Lakeland Boating May 2005

Stingray Powerboats
Stingray 250CR

Lakeland Boating - May 2005

This pocket cruiser is quite the anniversary present.

Stingray 250CR

What better way for a boat manufacturer to celebrate its 25th anniversary than to launch a brand-spankin'-new 25-footer? Stingray actually debuted several models at its 2005 dealer meeting, but it's the 250CR (and its open-bow 250LR cousin) that serve as the boatbuilder's flagships.

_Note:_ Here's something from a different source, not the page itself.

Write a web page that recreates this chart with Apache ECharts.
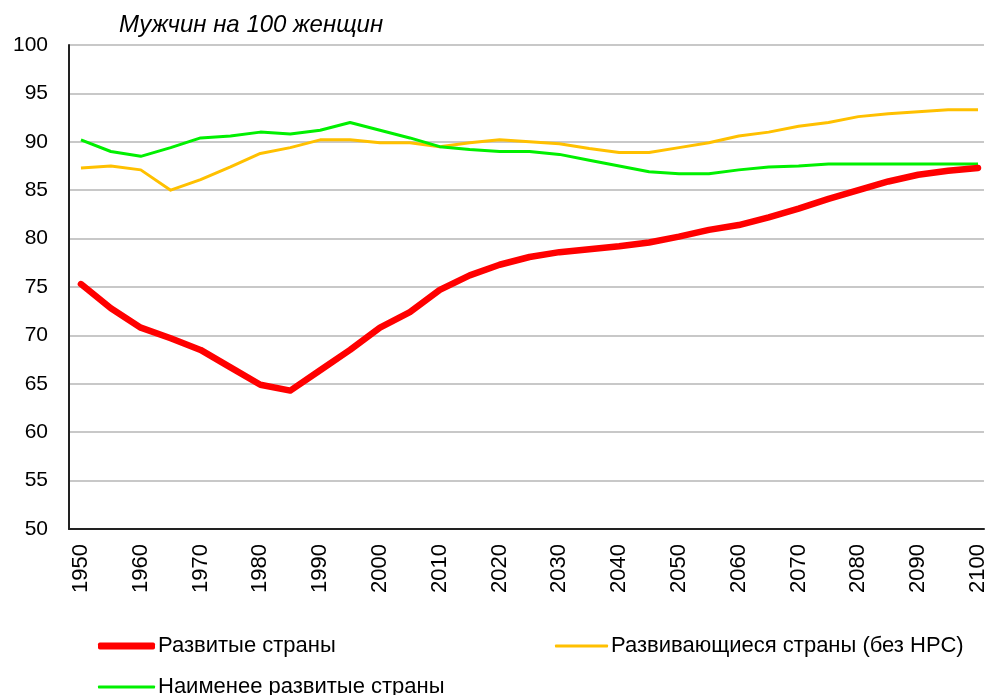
<!DOCTYPE html>
<html>
<head>
<meta charset="utf-8">
<script src="https://cdn.jsdelivr.net/npm/echarts@6/dist/echarts.min.js"></script>
<style>
  html, body { margin: 0; padding: 0; background: #fff; }
  #chart { width: 989px; height: 695px; }
</style>
</head>
<body>
<div id="chart"></div>
<script>
// годы (шаг 5 лет)
const years = [1950, 1955, 1960, 1965, 1970, 1975, 1980, 1985, 1990, 1995, 2000,
  2005, 2010, 2015, 2020, 2025, 2030, 2035, 2040, 2045, 2050,
  2055, 2060, 2065, 2070, 2075, 2080, 2085, 2090, 2095, 2100]

// Развитые страны
const developed = [75.3, 72.8, 70.8, 69.7, 68.5, 66.7, 64.9, 64.3, 66.4, 68.5, 70.8,
  72.4, 74.7, 76.2, 77.3, 78.1, 78.6, 78.9, 79.2, 79.6, 80.2,
  80.9, 81.4, 82.2, 83.1, 84.1, 85.0, 85.9, 86.6, 87.0, 87.3]

// Развивающиеся страны (без НРС)
const developing = [87.3, 87.5, 87.1, 85.0, 86.1, 87.4, 88.8, 89.4, 90.2, 90.2, 89.9,
  89.9, 89.5, 89.9, 90.2, 90.0, 89.8, 89.3, 88.9, 88.9, 89.4,
  89.9, 90.6, 91.0, 91.6, 92.0, 92.6, 92.9, 93.1, 93.3, 93.3]

// Наименее развитые страны
const leastDeveloped = [90.2, 89.0, 88.5, 89.4, 90.4, 90.6, 91.0, 90.8, 91.2, 92.0, 91.2,
  90.4, 89.5, 89.2, 89.0, 89.0, 88.7, 88.1, 87.5, 86.9, 86.7,
  86.7, 87.1, 87.4, 87.5, 87.7, 87.7, 87.7, 87.7, 87.7, 87.7]

const yTicks = { min: 50, max: 100, step: 5 }

const seriesNames = ['Развитые страны', 'Развивающиеся страны (без НРС)', 'Наименее развитые страны']

const font = 'Liberation Sans, Arial, sans-serif'

function pairs(values) {
  return years.map((y, i) => [y, values[i]])
}

const chartInstance = echarts.init(document.getElementById('chart'))

const legendBase = {
  orient: 'horizontal',
  padding: 0,
  itemGap: 0,
  icon: 'roundRect',
  textStyle: { fontFamily: font, fontSize: 22, color: '#000', padding: [0, 0, 0, -2] }
}

const option = {
  animation: false,
  backgroundColor: '#fff',
  title: {
    text: 'Мужчин на 100 женщин',
    left: 119,
    top: 13,
    padding: 0,
    textStyle: {
      fontFamily: font,
      fontSize: 24,
      fontStyle: 'italic',
      fontWeight: 'normal',
      color: '#000'
    }
  },
  legend: [
    Object.assign({}, legendBase, { left: 98, top: 635, itemWidth: 57, itemHeight: 7, data: [seriesNames[0]] }),
    Object.assign({}, legendBase, { left: 555, top: 635, itemWidth: 53, itemHeight: 3, data: [seriesNames[1]] }),
    Object.assign({}, legendBase, { left: 98, top: 676, itemWidth: 57, itemHeight: 3, data: [seriesNames[2]] })
  ],
  grid: {
    left: 69,
    right: 0,
    top: 45,
    bottom: 166,
    containLabel: false
  },
  xAxis: {
    type: 'value',
    min: 1948,
    max: 2101,
    interval: 2,
    axisLine: { show: true, onZero: false, lineStyle: { color: '#222', width: 2 } },
    axisTick: { show: false },
    splitLine: { show: false },
    axisLabel: {
      rotate: 90,
      margin: 15,
      fontFamily: font,
      fontSize: 22,
      color: '#000',
      showMaxLabel: false,
      formatter: v => (v % 10 === 0 ? String(v) : '')
    }
  },
  yAxis: {
    type: 'value',
    min: yTicks.min,
    max: yTicks.max,
    interval: yTicks.step,
    axisLine: { show: true, lineStyle: { color: '#222', width: 2 } },
    axisTick: { show: false },
    splitLine: { show: true, lineStyle: { color: '#c8c8c8', width: 2 } },
    axisLabel: {
      margin: 21,
      fontFamily: font,
      fontSize: 21,
      color: '#000'
    }
  },
  series: [
    {
      name: seriesNames[0],
      type: 'line',
      data: pairs(developed),
      showSymbol: false,
      symbol: 'none',
      z: 5,
      lineStyle: { color: '#ff0000', width: 6.5, cap: 'round', join: 'round' },
      itemStyle: { color: '#ff0000' }
    },
    {
      name: seriesNames[1],
      type: 'line',
      data: pairs(developing),
      showSymbol: false,
      symbol: 'none',
      z: 3,
      lineStyle: { color: '#ffc000', width: 3, join: 'round' },
      itemStyle: { color: '#ffc000' }
    },
    {
      name: seriesNames[2],
      type: 'line',
      data: pairs(leastDeveloped),
      showSymbol: false,
      symbol: 'none',
      z: 4,
      lineStyle: { color: '#00f000', width: 3, join: 'round' },
      itemStyle: { color: '#00f000' }
    }
  ]
}

chartInstance.setOption(option)
</script>
</body>
</html>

While the bowrider version is self-explanatory, the 250CR isn't so clear-cut. To label the boat as a cuddy cabin doesn't do justice to its many cruiser-like amenities, but then its zippy sportboat-like performance and sleek profile aren't characteristic of a typical cruiser, either. So I'm taking the liberty of calling it a pocket cruiser.

Some of its cruiser features include a cabin with a V-berth large enough to sleep two in comfort. (A couple can sleep in the cockpit when filler cushions are in place, and an optional canvas package encloses the entire space.) Beneath the cabin berth's center cushion is a porta-potti. Unlike most cuddy cabins that require physically removing the portable head or dragging a filthy pumpout hose through the cabin, the 250CR's head is equipped with a self-contained holding tank connected to a convenient dockside pumpout. Although there's no separate enclosed head compartment, the cabin's bifold doors can be locked for privacy.

A cruiser must have a means to store and prep food, of course. The 250CR comes with a 25-quart carry-on cooler with dedicated storage beneath the cockpit's refreshment center on the port side of the boat just aft of the passenger seat. The top contains a molded-in sink with pressurized water, a small countertop and drink holders. Directly across from it, aft of the driver's seat, is another built-in counter that contains a molded-in cooler with a removable lid. Beneath it, right where it's needed, is a trash receptacle. There's also a portable single burner butane stove, which comes in a nifty carrying case that stows in a recessed tray under the berth. The fact that it and the cooler are carry-ons gives you the freedom to move your dining party to a private beach.

The 250CR is one of the Stingray models to feature an extra-large swim platform. The added room makes it easier to don waterskis or hop on a wakeboard, or simply sit with your feet dangling in the water as you watch the sun set. The platform also houses an integrated storage compartment so that ski lines, gloves, snorkels and the like are within easy reach. A retractable boarding ladder recesses beneath a flush-mounted hatch, so it's easily accessible, yet not a cause of stubbed toes.

Access from the swim platform to the self-boarding cockpit is different from most boats. To create the greatest possible amount of cockpit seating, Stingray designed a step-through transom in lieu of a walk-through. Passengers go over a notched-out portion of the transom rather than through it. The seat cushion removes to reveal a solid step pad. The arrangement means there's room for a full-width bench seat, both ends of which wrap forward to form a U-shaped lounge. A built-in socket pedestal lets you quickly set up a table for meals and games. Or add filler cushions and the lounge becomes a massive sunning area or berth.

The 250CR also sports Stingray's Z-plane hull, which employs lifting strakes with rounded, rather than sharp, edges. The company says the design allows water to flow over the hull without forming bubbles or vortices so that the propeller gets a more solid bite. The hull also incorporates a notched transom—a proven performance-enhancing feature long used on race boats.

Stingray offers several engine options. Base power is a carbureted 220-hp Volvo Penta 5.0 with an SX drive (MerCruiser units are also available). The boat I tested, however, was rigged with a more potent 320-hp fuel-injected, 5.7-liter engine coupled to a Duoprop drive, which turned this pocket cruiser into a pocket rocket. So equipped, I hit a top speed of 53.6 mph, much faster than the common cruiser. But even when clipping along at wide-open throttle, the 250CR felt tame. The optimum cruising speed is in the 3000 rpm range, where the boat runs about 30 mph and nets 3.7 mpg. The boat maneuvers much like a runabout, carving tight turns on demand and jumping on plane quickly.

LOA 25'
Beam 8'6"
Draft 2'10"
Bridge Clearance 5'5"
Weight 5,086 lbs.
Sleeps 4
Fuel Capacity 68 gals.
Base Power Volvo Penta
5.0 SX (220 hp)
Base Price $37,329
Power as Tested Volvo Penta 5.7 GXi
DuoProp (320 hp)
Price as Tested $42,577

Another benefit of the 250CR is that it's trailerable. With a wet weight of 5,086 pounds (add about 1,100 pounds for a trailer), it falls well within the towing capacity of a host of SUVs and trucks. And its beam is legally trailerable without special permits in many states, including Michigan, Minnesota, Indiana, and Ohio.

Stingray chose to celebrate its anniversary by giving us a new pocket cruiser that has all the essentials for extended stay and distance, plus the performance characteristics of a nimble sportboat. And the company did it at an affordable price.